Output the full listing below exactly, without the pictures.
=== Data block ===
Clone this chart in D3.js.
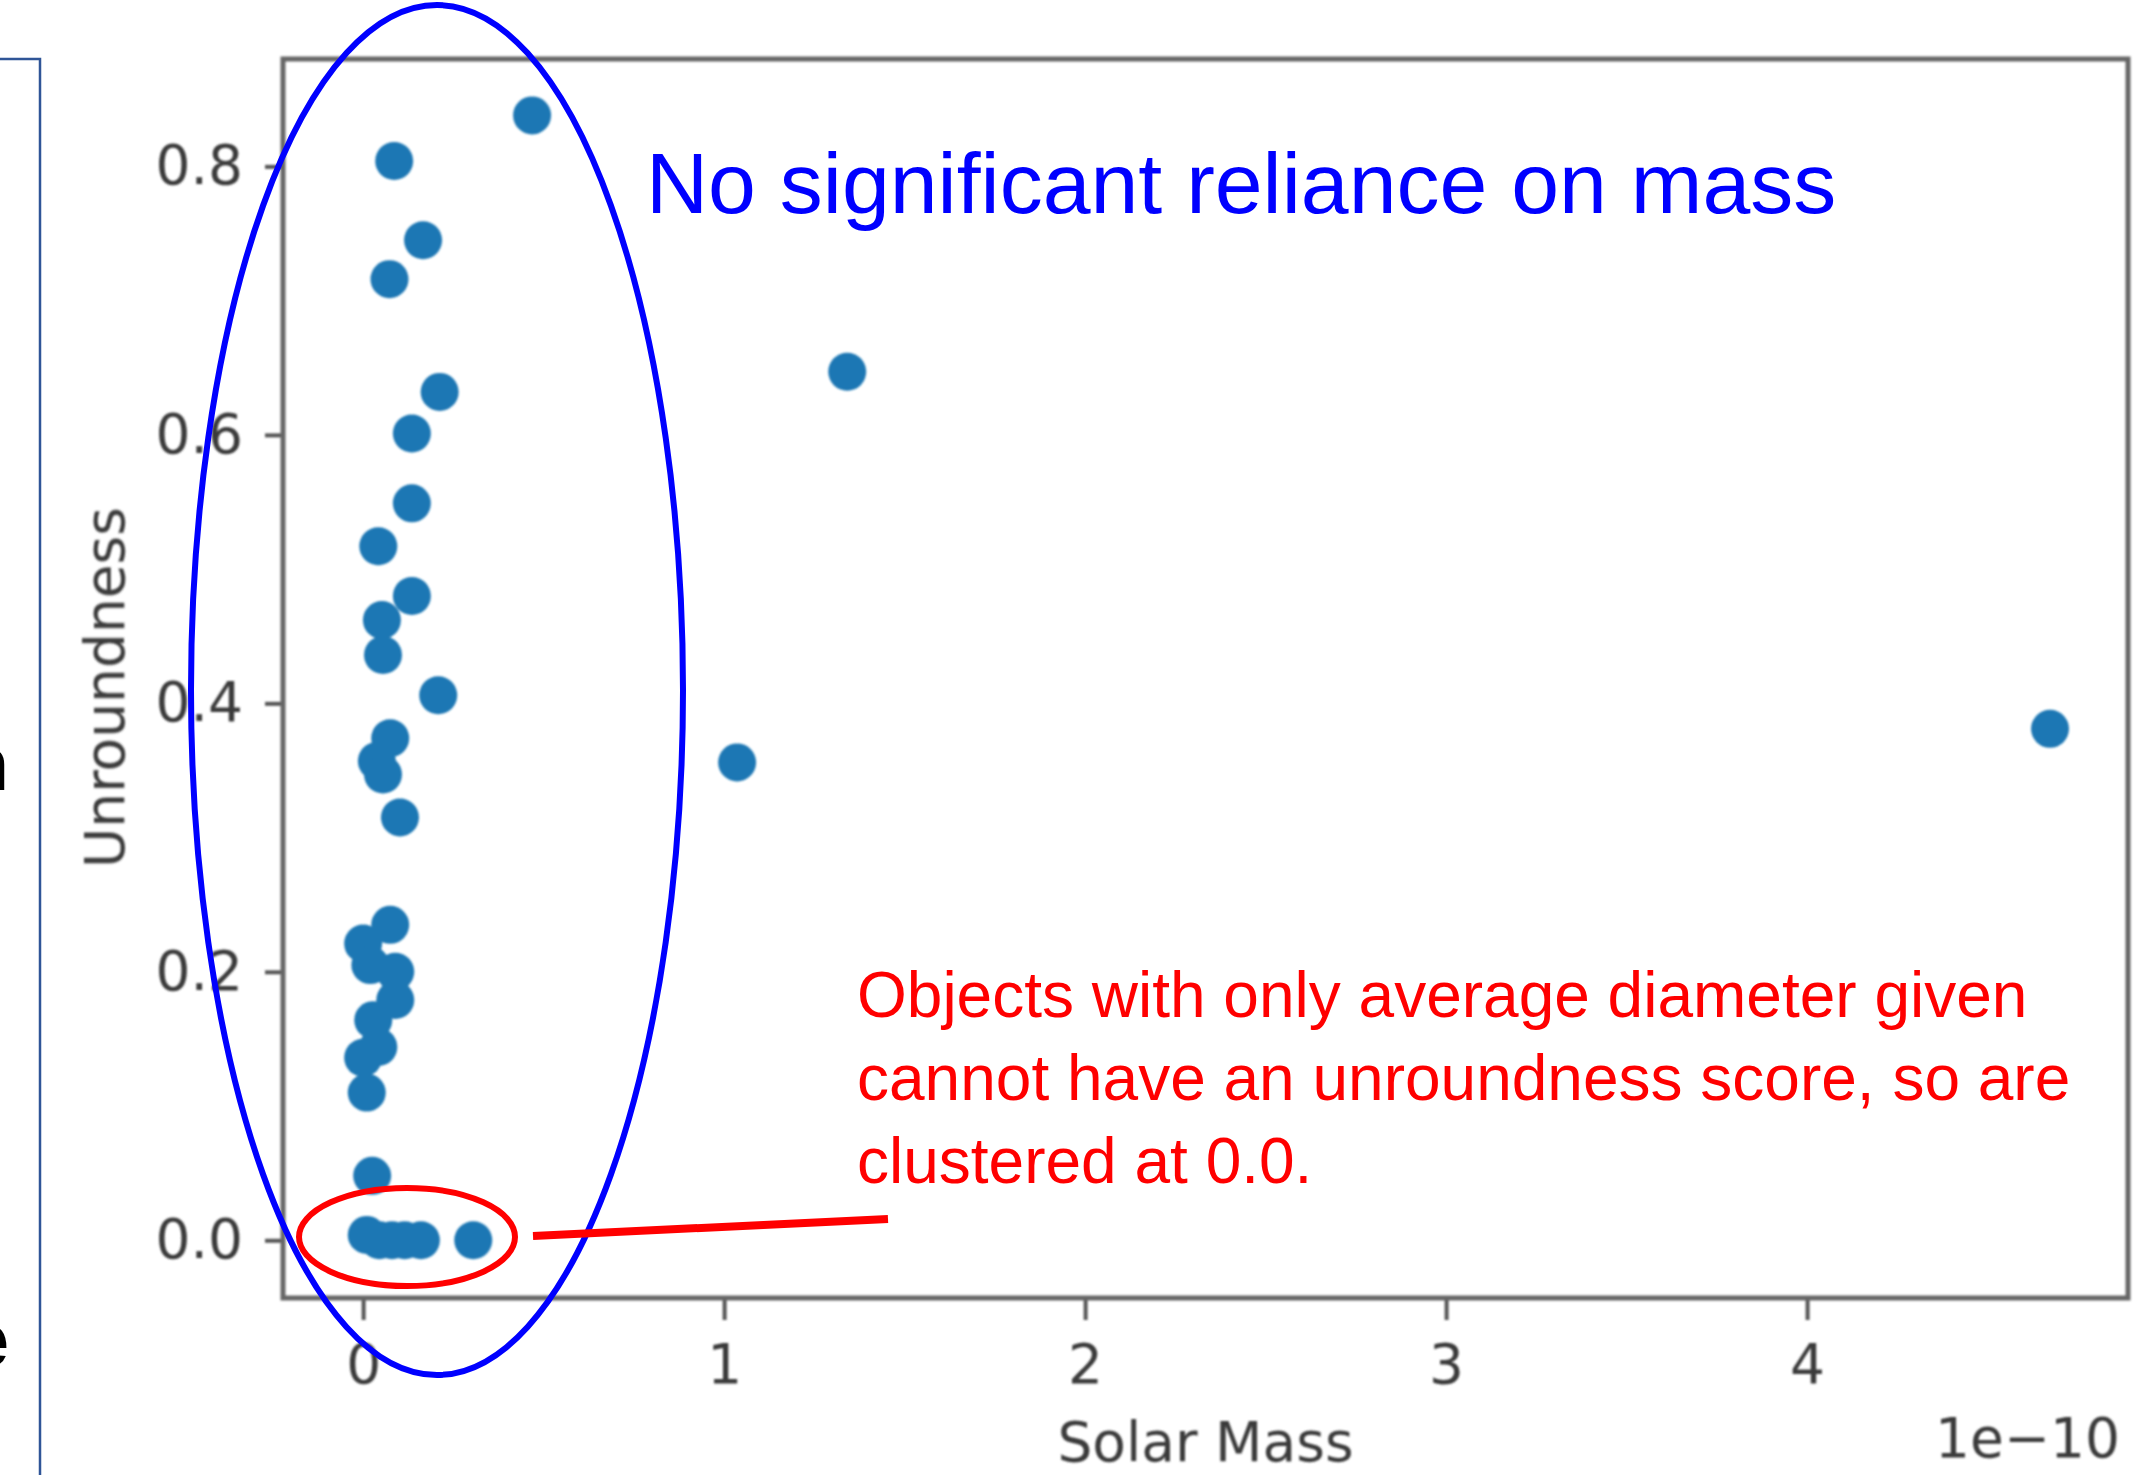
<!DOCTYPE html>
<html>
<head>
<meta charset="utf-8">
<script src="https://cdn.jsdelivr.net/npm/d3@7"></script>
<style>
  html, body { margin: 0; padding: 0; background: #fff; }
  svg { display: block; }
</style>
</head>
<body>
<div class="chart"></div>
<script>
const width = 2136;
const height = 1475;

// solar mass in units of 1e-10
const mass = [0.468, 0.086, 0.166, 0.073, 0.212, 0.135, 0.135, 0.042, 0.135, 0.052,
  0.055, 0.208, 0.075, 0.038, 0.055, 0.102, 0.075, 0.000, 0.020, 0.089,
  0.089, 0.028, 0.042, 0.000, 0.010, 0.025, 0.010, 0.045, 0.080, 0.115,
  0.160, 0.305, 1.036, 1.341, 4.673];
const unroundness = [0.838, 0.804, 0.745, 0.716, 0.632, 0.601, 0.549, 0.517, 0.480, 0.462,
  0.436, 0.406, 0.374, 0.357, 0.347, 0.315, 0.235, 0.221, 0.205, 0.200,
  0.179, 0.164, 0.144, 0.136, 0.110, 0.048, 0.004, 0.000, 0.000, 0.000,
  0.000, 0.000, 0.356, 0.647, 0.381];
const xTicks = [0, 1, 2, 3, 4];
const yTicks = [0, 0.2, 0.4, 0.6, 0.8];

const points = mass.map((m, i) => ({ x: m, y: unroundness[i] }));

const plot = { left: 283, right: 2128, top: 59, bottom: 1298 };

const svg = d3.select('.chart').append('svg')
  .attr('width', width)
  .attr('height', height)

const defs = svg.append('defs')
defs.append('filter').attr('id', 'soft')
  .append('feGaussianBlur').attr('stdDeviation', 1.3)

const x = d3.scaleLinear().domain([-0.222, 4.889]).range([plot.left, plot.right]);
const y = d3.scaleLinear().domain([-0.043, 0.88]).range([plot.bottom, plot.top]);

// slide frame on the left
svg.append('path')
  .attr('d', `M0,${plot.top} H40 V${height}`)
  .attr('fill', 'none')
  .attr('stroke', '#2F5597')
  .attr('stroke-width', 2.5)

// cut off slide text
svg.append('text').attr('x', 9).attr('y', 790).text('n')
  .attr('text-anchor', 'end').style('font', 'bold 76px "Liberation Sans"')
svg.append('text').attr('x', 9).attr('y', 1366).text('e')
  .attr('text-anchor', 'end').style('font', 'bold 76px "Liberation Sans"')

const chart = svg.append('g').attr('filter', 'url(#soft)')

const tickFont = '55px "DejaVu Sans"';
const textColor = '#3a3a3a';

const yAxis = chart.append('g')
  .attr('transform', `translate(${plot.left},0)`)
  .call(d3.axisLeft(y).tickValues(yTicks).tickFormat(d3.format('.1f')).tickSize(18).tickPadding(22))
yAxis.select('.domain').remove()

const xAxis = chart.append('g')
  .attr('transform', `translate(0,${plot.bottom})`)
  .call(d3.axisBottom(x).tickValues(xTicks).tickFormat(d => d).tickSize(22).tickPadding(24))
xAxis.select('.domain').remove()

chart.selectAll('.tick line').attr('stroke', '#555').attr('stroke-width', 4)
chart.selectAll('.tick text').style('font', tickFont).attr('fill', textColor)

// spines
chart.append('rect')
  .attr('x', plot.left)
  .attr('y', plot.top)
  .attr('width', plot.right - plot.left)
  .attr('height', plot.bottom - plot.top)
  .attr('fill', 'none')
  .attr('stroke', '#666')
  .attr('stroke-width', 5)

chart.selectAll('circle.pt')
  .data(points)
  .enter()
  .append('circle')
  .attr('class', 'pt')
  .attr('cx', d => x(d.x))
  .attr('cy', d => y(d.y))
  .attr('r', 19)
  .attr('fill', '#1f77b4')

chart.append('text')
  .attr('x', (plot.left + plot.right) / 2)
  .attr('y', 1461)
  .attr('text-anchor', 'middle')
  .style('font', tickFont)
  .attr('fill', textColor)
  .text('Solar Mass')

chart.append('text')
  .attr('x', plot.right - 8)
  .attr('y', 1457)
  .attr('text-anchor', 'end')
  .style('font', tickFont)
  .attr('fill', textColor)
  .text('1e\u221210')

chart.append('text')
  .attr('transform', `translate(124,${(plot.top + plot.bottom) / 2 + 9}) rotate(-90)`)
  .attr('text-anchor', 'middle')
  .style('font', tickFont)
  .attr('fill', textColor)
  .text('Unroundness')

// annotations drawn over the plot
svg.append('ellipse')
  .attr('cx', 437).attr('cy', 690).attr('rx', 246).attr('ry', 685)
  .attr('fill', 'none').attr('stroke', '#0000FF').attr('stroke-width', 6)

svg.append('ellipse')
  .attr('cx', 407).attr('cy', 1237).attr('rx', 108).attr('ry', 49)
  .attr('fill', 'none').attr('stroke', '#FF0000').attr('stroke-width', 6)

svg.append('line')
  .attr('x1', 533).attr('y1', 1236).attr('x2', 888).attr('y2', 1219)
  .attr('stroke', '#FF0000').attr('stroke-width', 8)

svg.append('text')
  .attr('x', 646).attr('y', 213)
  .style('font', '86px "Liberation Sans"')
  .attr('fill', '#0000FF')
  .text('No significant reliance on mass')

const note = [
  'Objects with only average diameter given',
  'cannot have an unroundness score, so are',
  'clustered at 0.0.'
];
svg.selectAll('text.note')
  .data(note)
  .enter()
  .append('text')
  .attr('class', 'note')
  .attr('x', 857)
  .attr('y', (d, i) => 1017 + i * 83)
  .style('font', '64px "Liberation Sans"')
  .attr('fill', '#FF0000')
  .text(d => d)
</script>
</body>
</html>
===
## The solution
Clone this chart in D3.js.
<!DOCTYPE html>
<html>
<head>
<meta charset="utf-8">
<script src="https://cdn.jsdelivr.net/npm/d3@7"></script>
<style>
  html, body { margin: 0; padding: 0; background: #fff; }
  svg { display: block; }
</style>
</head>
<body>
<div class="chart"></div>
<script>
const width = 2136;
const height = 1475;

// solar mass in units of 1e-10
const mass = [0.468, 0.086, 0.166, 0.073, 0.212, 0.135, 0.135, 0.042, 0.135, 0.052,
  0.055, 0.208, 0.075, 0.038, 0.055, 0.102, 0.075, 0.000, 0.020, 0.089,
  0.089, 0.028, 0.042, 0.000, 0.010, 0.025, 0.010, 0.045, 0.080, 0.115,
  0.160, 0.305, 1.036, 1.341, 4.673];
const unroundness = [0.838, 0.804, 0.745, 0.716, 0.632, 0.601, 0.549, 0.517, 0.480, 0.462,
  0.436, 0.406, 0.374, 0.357, 0.347, 0.315, 0.235, 0.221, 0.205, 0.200,
  0.179, 0.164, 0.144, 0.136, 0.110, 0.048, 0.004, 0.000, 0.000, 0.000,
  0.000, 0.000, 0.356, 0.647, 0.381];
const xTicks = [0, 1, 2, 3, 4];
const yTicks = [0, 0.2, 0.4, 0.6, 0.8];

const points = mass.map((m, i) => ({ x: m, y: unroundness[i] }));

const plot = { left: 283, right: 2128, top: 59, bottom: 1298 };

const svg = d3.select('.chart').append('svg')
  .attr('width', width)
  .attr('height', height)

const defs = svg.append('defs')
defs.append('filter').attr('id', 'soft')
  .append('feGaussianBlur').attr('stdDeviation', 1.3)

const x = d3.scaleLinear().domain([-0.222, 4.889]).range([plot.left, plot.right]);
const y = d3.scaleLinear().domain([-0.043, 0.88]).range([plot.bottom, plot.top]);

// slide frame on the left
svg.append('path')
  .attr('d', `M0,${plot.top} H40 V${height}`)
  .attr('fill', 'none')
  .attr('stroke', '#2F5597')
  .attr('stroke-width', 2.5)

// cut off slide text
svg.append('text').attr('x', 9).attr('y', 790).text('n')
  .attr('text-anchor', 'end').style('font', 'bold 76px "Liberation Sans"')
svg.append('text').attr('x', 9).attr('y', 1366).text('e')
  .attr('text-anchor', 'end').style('font', 'bold 76px "Liberation Sans"')

const chart = svg.append('g').attr('filter', 'url(#soft)')

const tickFont = '55px "DejaVu Sans"';
const textColor = '#3a3a3a';

const yAxis = chart.append('g')
  .attr('transform', `translate(${plot.left},0)`)
  .call(d3.axisLeft(y).tickValues(yTicks).tickFormat(d3.format('.1f')).tickSize(18).tickPadding(22))
yAxis.select('.domain').remove()

const xAxis = chart.append('g')
  .attr('transform', `translate(0,${plot.bottom})`)
  .call(d3.axisBottom(x).tickValues(xTicks).tickFormat(d => d).tickSize(22).tickPadding(24))
xAxis.select('.domain').remove()

chart.selectAll('.tick line').attr('stroke', '#555').attr('stroke-width', 4)
chart.selectAll('.tick text').style('font', tickFont).attr('fill', textColor)

// spines
chart.append('rect')
  .attr('x', plot.left)
  .attr('y', plot.top)
  .attr('width', plot.right - plot.left)
  .attr('height', plot.bottom - plot.top)
  .attr('fill', 'none')
  .attr('stroke', '#666')
  .attr('stroke-width', 5)

chart.selectAll('circle.pt')
  .data(points)
  .enter()
  .append('circle')
  .attr('class', 'pt')
  .attr('cx', d => x(d.x))
  .attr('cy', d => y(d.y))
  .attr('r', 19)
  .attr('fill', '#1f77b4')

chart.append('text')
  .attr('x', (plot.left + plot.right) / 2)
  .attr('y', 1461)
  .attr('text-anchor', 'middle')
  .style('font', tickFont)
  .attr('fill', textColor)
  .text('Solar Mass')

chart.append('text')
  .attr('x', plot.right - 8)
  .attr('y', 1457)
  .attr('text-anchor', 'end')
  .style('font', tickFont)
  .attr('fill', textColor)
  .text('1e\u221210')

chart.append('text')
  .attr('transform', `translate(124,${(plot.top + plot.bottom) / 2 + 9}) rotate(-90)`)
  .attr('text-anchor', 'middle')
  .style('font', tickFont)
  .attr('fill', textColor)
  .text('Unroundness')

// annotations drawn over the plot
svg.append('ellipse')
  .attr('cx', 437).attr('cy', 690).attr('rx', 246).attr('ry', 685)
  .attr('fill', 'none').attr('stroke', '#0000FF').attr('stroke-width', 6)

svg.append('ellipse')
  .attr('cx', 407).attr('cy', 1237).attr('rx', 108).attr('ry', 49)
  .attr('fill', 'none').attr('stroke', '#FF0000').attr('stroke-width', 6)

svg.append('line')
  .attr('x1', 533).attr('y1', 1236).attr('x2', 888).attr('y2', 1219)
  .attr('stroke', '#FF0000').attr('stroke-width', 8)

svg.append('text')
  .attr('x', 646).attr('y', 213)
  .style('font', '86px "Liberation Sans"')
  .attr('fill', '#0000FF')
  .text('No significant reliance on mass')

const note = [
  'Objects with only average diameter given',
  'cannot have an unroundness score, so are',
  'clustered at 0.0.'
];
svg.selectAll('text.note')
  .data(note)
  .enter()
  .append('text')
  .attr('class', 'note')
  .attr('x', 857)
  .attr('y', (d, i) => 1017 + i * 83)
  .style('font', '64px "Liberation Sans"')
  .attr('fill', '#FF0000')
  .text(d => d)
</script>
</body>
</html>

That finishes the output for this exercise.